** Collected data **
>>>>>

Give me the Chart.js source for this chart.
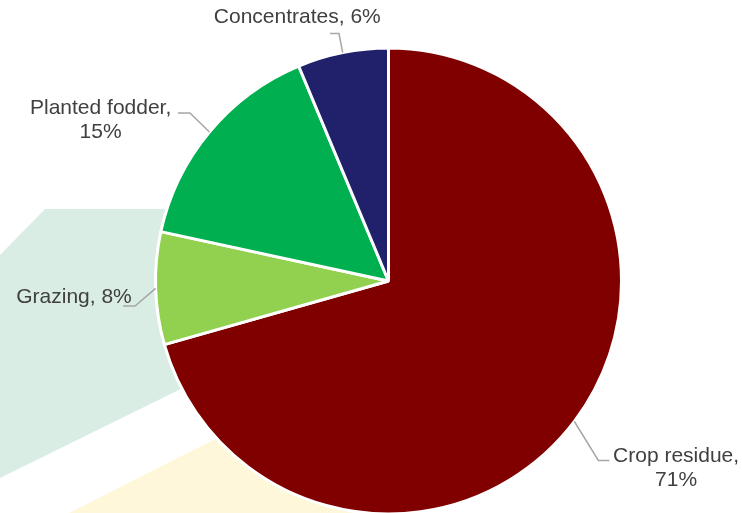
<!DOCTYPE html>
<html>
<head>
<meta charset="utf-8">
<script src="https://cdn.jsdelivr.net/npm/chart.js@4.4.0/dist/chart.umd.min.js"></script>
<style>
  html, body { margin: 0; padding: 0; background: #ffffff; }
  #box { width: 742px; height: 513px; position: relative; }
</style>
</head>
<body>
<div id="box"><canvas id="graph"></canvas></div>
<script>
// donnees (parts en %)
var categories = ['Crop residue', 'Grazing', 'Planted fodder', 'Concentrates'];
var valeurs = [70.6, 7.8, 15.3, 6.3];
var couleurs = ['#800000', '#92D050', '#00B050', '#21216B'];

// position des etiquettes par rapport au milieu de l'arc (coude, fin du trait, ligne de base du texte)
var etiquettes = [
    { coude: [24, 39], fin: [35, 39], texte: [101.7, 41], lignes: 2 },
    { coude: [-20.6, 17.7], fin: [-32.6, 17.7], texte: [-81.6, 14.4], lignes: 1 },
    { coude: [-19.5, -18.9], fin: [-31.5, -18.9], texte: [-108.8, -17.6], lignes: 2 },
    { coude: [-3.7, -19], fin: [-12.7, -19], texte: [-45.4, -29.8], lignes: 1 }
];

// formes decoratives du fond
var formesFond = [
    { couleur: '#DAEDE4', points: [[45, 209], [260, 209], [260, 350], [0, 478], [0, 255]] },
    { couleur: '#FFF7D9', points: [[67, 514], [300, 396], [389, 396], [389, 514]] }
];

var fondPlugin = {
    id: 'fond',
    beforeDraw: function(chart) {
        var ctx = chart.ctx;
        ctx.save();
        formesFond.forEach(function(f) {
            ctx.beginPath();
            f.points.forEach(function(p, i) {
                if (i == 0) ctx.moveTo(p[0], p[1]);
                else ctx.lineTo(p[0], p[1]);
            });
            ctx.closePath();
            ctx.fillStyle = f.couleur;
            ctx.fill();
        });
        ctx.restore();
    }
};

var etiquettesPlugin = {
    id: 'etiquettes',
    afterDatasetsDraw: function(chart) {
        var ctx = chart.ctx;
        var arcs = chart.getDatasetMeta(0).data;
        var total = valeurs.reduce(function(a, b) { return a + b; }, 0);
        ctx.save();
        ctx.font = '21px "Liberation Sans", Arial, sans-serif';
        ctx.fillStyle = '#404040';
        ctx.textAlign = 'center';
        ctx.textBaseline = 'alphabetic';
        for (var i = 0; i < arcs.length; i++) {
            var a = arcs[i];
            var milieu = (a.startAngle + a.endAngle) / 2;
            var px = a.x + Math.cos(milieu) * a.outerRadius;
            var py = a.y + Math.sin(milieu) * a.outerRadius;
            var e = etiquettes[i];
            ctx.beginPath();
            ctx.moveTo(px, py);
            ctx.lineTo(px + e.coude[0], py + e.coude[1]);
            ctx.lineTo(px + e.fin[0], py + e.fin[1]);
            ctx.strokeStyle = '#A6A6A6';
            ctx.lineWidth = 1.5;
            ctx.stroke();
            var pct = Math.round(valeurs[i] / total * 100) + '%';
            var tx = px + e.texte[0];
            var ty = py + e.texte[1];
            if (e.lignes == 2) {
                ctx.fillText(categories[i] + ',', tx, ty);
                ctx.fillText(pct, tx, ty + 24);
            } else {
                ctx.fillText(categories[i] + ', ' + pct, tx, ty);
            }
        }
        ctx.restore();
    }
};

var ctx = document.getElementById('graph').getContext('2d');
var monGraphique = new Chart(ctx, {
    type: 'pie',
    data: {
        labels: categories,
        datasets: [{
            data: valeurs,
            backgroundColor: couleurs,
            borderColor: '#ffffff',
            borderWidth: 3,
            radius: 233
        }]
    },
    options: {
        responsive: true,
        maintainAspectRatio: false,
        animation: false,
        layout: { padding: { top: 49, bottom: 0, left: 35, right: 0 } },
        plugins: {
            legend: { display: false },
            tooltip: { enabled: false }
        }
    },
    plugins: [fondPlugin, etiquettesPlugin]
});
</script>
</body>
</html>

<<<<<

** Instructions for the task **
Go from the first line of the listing to the line holding "var couleurs = ['#800000', '#92D050', '#00B050', '#21216B'];" and, please, transcribe those lines exactly, both included, with no pictures.

** Reply to the exercise **
Give me the Chart.js source for this chart.
<!DOCTYPE html>
<html>
<head>
<meta charset="utf-8">
<script src="https://cdn.jsdelivr.net/npm/chart.js@4.4.0/dist/chart.umd.min.js"></script>
<style>
  html, body { margin: 0; padding: 0; background: #ffffff; }
  #box { width: 742px; height: 513px; position: relative; }
</style>
</head>
<body>
<div id="box"><canvas id="graph"></canvas></div>
<script>
// donnees (parts en %)
var categories = ['Crop residue', 'Grazing', 'Planted fodder', 'Concentrates'];
var valeurs = [70.6, 7.8, 15.3, 6.3];
var couleurs = ['#800000', '#92D050', '#00B050', '#21216B'];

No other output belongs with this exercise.